● **EXERCISE INSTRUCTIONS**: Return the material exactly, first line through the line containing "const GAP = 0.187;", and nothing more. Pictures stay out.

--- Begin RAW DATA ---

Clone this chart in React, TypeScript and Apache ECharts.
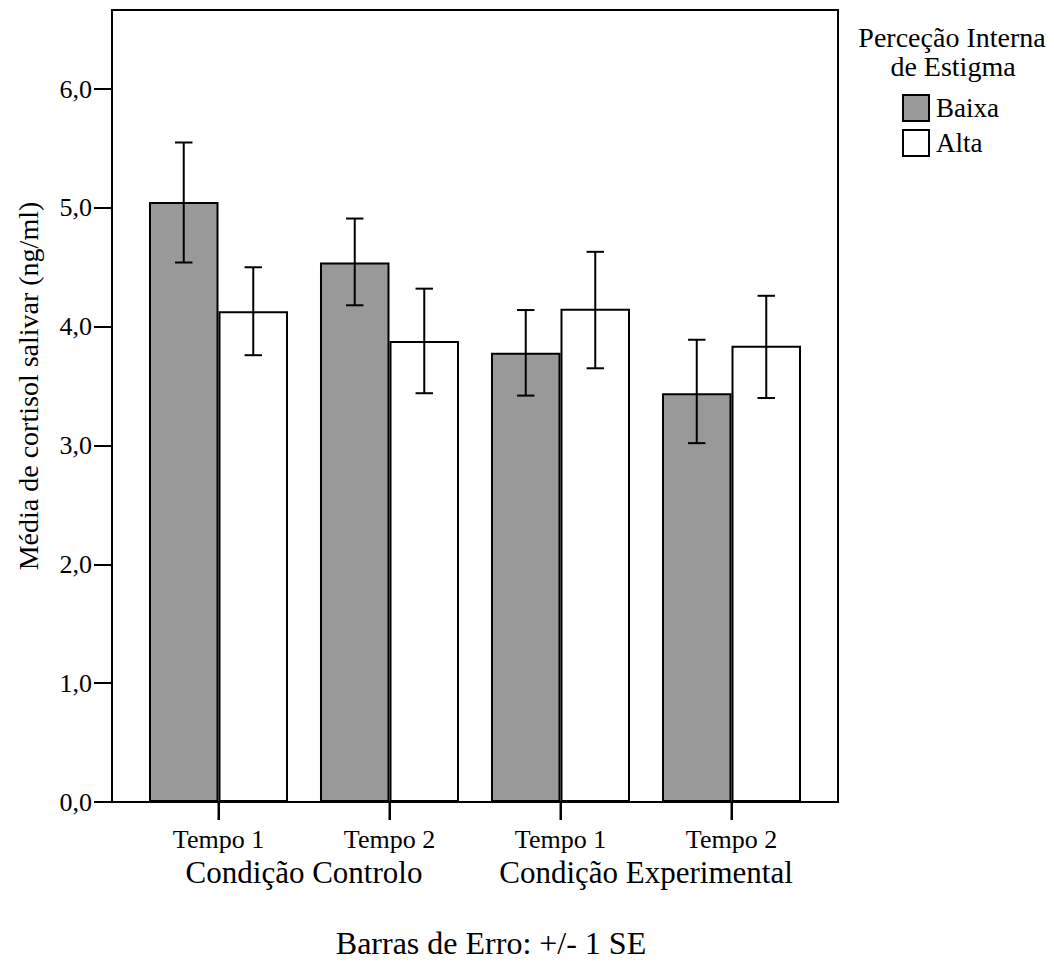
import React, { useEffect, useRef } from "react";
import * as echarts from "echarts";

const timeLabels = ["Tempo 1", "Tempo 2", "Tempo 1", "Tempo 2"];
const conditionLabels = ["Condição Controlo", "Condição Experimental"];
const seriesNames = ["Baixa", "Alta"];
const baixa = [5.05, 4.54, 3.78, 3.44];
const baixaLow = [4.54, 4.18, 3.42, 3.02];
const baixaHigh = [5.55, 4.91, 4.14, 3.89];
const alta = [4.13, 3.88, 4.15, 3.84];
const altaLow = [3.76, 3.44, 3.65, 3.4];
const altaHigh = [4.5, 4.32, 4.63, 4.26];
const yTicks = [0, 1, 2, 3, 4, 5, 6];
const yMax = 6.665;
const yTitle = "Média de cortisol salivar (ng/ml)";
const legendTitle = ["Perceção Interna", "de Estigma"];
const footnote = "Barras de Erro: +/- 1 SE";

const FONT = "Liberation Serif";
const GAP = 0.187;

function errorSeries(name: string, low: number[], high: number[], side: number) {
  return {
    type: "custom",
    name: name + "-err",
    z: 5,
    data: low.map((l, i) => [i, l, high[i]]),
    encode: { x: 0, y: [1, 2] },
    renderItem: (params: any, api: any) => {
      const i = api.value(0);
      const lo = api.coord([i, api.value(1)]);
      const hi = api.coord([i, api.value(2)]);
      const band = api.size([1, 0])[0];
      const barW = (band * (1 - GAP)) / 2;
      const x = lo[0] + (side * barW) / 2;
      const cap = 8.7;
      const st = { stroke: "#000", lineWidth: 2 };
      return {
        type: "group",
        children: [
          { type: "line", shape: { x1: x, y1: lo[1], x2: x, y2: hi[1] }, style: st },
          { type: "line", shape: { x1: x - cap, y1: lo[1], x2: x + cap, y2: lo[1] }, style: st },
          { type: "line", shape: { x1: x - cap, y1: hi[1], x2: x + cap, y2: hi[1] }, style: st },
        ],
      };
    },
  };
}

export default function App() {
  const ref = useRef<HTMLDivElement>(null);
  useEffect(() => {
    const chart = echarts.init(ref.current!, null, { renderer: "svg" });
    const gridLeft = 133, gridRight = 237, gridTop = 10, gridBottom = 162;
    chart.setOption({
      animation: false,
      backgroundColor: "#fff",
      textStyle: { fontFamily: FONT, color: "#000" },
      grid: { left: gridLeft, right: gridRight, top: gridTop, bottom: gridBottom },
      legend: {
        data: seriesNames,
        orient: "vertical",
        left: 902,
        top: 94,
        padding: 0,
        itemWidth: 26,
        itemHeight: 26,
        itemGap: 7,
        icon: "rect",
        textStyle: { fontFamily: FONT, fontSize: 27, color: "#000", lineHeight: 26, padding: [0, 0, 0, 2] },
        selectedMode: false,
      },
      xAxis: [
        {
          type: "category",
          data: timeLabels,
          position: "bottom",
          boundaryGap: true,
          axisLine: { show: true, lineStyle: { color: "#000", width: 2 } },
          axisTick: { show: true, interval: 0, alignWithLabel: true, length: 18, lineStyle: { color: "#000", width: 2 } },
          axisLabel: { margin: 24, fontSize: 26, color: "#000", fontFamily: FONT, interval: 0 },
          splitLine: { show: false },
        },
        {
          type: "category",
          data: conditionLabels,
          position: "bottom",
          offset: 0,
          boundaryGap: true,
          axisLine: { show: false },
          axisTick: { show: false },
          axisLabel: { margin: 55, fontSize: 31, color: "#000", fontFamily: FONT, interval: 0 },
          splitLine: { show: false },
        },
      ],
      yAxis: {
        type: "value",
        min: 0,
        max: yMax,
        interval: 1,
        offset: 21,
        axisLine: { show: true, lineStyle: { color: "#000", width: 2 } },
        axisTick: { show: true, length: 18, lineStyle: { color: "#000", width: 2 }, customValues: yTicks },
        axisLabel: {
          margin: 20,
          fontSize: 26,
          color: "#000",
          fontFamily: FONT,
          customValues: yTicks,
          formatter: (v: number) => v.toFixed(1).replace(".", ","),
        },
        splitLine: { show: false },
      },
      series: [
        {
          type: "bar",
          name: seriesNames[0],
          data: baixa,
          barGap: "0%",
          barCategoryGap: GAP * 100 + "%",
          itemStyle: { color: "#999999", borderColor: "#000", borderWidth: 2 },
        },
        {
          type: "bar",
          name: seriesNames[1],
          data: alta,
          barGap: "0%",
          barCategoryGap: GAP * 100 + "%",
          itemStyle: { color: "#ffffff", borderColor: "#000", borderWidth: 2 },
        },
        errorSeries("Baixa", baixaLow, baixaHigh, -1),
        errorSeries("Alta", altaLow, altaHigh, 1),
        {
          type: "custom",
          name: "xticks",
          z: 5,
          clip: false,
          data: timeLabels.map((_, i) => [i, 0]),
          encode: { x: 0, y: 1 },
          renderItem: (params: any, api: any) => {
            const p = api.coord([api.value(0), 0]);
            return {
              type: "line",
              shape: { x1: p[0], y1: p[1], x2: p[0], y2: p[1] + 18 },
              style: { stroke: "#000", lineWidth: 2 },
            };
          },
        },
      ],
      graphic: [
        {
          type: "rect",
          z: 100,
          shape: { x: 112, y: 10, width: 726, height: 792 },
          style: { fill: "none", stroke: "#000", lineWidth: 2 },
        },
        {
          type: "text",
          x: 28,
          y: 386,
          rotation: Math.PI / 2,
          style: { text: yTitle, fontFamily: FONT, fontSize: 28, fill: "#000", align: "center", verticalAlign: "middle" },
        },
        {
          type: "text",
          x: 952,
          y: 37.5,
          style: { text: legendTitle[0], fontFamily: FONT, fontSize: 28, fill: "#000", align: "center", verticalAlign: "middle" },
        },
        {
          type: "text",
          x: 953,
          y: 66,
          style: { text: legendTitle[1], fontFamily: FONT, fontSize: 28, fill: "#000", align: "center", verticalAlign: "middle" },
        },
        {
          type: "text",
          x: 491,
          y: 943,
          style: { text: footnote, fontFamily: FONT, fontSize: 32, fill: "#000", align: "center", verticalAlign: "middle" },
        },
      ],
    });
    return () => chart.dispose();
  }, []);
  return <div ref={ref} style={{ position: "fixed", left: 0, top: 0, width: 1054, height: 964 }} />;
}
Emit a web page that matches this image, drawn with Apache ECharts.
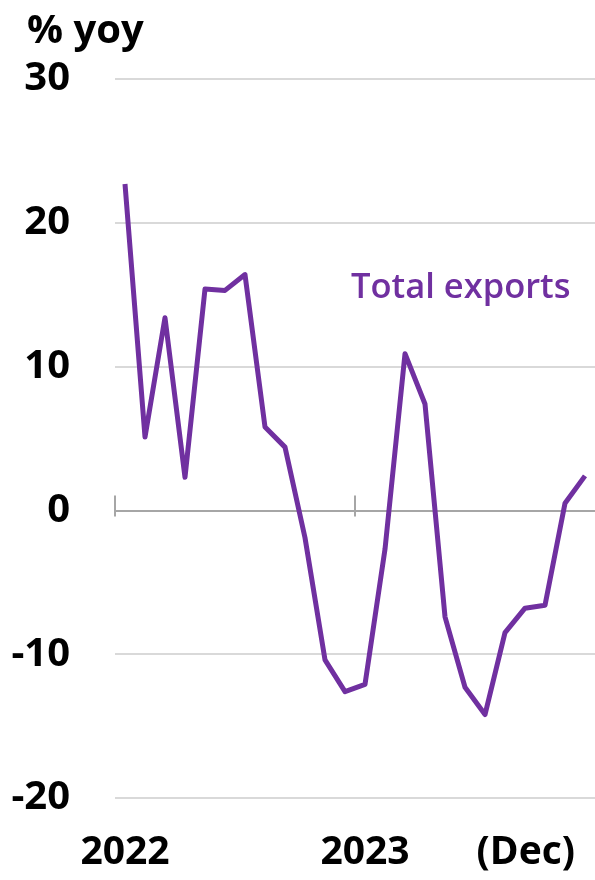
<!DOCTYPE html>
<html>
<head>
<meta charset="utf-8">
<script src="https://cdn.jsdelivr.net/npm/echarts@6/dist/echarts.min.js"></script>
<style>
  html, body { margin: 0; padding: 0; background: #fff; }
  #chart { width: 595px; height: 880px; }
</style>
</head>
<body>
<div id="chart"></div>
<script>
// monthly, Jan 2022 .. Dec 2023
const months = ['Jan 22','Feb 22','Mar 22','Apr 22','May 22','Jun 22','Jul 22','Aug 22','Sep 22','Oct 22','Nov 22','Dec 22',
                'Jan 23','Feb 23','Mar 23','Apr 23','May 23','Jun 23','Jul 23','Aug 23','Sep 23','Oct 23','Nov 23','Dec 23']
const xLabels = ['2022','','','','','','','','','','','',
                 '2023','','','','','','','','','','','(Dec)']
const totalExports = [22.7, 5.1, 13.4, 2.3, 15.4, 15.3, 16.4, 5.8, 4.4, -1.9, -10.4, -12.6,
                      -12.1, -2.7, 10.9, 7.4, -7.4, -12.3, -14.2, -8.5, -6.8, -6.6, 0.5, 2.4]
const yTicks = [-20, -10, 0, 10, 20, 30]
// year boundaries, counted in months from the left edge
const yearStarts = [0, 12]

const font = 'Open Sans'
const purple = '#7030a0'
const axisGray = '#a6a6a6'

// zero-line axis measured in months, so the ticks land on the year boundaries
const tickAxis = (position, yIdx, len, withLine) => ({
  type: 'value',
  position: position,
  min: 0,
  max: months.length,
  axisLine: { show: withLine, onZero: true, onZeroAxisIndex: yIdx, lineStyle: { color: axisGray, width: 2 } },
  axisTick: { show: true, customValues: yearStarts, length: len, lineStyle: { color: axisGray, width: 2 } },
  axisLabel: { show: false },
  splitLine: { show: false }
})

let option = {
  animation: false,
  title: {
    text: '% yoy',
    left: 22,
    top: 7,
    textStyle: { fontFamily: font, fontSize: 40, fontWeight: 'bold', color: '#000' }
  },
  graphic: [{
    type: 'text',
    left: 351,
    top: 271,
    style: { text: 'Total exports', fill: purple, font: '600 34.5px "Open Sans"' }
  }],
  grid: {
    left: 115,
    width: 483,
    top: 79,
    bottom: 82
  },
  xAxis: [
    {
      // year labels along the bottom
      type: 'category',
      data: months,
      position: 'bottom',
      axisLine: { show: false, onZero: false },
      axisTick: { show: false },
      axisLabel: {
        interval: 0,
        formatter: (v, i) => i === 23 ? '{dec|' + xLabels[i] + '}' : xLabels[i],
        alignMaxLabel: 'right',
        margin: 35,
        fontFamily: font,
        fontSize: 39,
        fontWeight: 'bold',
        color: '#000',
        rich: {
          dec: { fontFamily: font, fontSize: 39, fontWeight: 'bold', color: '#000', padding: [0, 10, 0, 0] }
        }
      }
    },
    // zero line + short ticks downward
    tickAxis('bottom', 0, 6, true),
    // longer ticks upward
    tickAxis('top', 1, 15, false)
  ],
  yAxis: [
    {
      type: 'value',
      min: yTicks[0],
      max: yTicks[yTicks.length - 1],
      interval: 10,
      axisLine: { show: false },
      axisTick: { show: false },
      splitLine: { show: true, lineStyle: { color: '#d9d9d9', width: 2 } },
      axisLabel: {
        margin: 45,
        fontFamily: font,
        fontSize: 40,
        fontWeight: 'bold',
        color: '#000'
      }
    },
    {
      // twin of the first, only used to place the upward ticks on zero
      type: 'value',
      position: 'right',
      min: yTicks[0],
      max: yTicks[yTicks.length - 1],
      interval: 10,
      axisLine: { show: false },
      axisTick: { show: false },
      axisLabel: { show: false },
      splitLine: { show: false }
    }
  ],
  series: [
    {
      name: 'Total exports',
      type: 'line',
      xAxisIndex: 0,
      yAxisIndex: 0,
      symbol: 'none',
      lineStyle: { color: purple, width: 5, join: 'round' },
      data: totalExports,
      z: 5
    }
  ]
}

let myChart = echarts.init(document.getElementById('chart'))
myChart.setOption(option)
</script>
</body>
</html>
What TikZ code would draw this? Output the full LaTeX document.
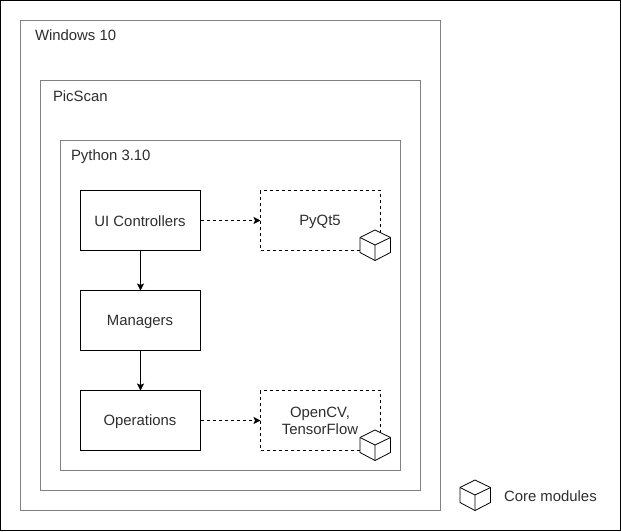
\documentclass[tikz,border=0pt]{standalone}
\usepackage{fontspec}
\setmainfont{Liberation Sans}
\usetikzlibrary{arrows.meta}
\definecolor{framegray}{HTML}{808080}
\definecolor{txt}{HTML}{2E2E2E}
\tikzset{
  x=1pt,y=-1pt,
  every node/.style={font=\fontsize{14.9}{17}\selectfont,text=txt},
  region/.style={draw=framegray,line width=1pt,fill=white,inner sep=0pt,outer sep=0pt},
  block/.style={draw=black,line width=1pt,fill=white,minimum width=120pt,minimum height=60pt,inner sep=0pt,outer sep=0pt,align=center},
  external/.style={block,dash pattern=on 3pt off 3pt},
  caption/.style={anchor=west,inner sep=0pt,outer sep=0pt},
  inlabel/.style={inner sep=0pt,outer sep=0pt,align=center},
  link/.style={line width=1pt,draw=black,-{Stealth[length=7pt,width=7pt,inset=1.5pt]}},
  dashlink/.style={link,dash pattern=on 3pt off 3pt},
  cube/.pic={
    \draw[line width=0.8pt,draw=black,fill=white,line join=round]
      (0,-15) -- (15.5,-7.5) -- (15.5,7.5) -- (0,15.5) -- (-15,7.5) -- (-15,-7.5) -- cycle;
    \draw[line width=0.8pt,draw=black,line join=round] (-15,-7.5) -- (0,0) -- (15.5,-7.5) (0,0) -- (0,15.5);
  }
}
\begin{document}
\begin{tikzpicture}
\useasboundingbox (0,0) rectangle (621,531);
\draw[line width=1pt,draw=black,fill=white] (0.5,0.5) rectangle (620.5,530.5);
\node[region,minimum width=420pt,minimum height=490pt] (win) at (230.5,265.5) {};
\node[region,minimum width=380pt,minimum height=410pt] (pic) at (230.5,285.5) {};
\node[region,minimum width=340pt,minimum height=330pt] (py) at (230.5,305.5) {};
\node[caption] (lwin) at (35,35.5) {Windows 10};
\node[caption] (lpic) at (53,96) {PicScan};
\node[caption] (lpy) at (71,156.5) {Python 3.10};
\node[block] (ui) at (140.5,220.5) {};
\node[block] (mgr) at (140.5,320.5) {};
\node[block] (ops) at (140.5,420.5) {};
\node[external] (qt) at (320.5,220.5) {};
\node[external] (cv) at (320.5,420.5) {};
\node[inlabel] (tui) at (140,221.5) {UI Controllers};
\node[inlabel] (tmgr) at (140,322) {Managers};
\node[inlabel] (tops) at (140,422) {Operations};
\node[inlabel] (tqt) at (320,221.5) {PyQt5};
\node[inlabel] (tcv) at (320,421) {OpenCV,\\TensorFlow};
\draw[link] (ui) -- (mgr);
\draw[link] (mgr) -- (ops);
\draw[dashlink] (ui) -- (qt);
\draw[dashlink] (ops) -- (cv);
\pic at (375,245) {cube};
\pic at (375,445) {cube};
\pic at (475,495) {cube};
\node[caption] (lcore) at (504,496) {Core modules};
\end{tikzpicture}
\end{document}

--- End RAW DATA ---

● **EXERCISE OUTPUT**:
Clone this chart in React, TypeScript and Apache ECharts.
import React, { useEffect, useRef } from "react";
import * as echarts from "echarts";

const timeLabels = ["Tempo 1", "Tempo 2", "Tempo 1", "Tempo 2"];
const conditionLabels = ["Condição Controlo", "Condição Experimental"];
const seriesNames = ["Baixa", "Alta"];
const baixa = [5.05, 4.54, 3.78, 3.44];
const baixaLow = [4.54, 4.18, 3.42, 3.02];
const baixaHigh = [5.55, 4.91, 4.14, 3.89];
const alta = [4.13, 3.88, 4.15, 3.84];
const altaLow = [3.76, 3.44, 3.65, 3.4];
const altaHigh = [4.5, 4.32, 4.63, 4.26];
const yTicks = [0, 1, 2, 3, 4, 5, 6];
const yMax = 6.665;
const yTitle = "Média de cortisol salivar (ng/ml)";
const legendTitle = ["Perceção Interna", "de Estigma"];
const footnote = "Barras de Erro: +/- 1 SE";

const FONT = "Liberation Serif";
const GAP = 0.187;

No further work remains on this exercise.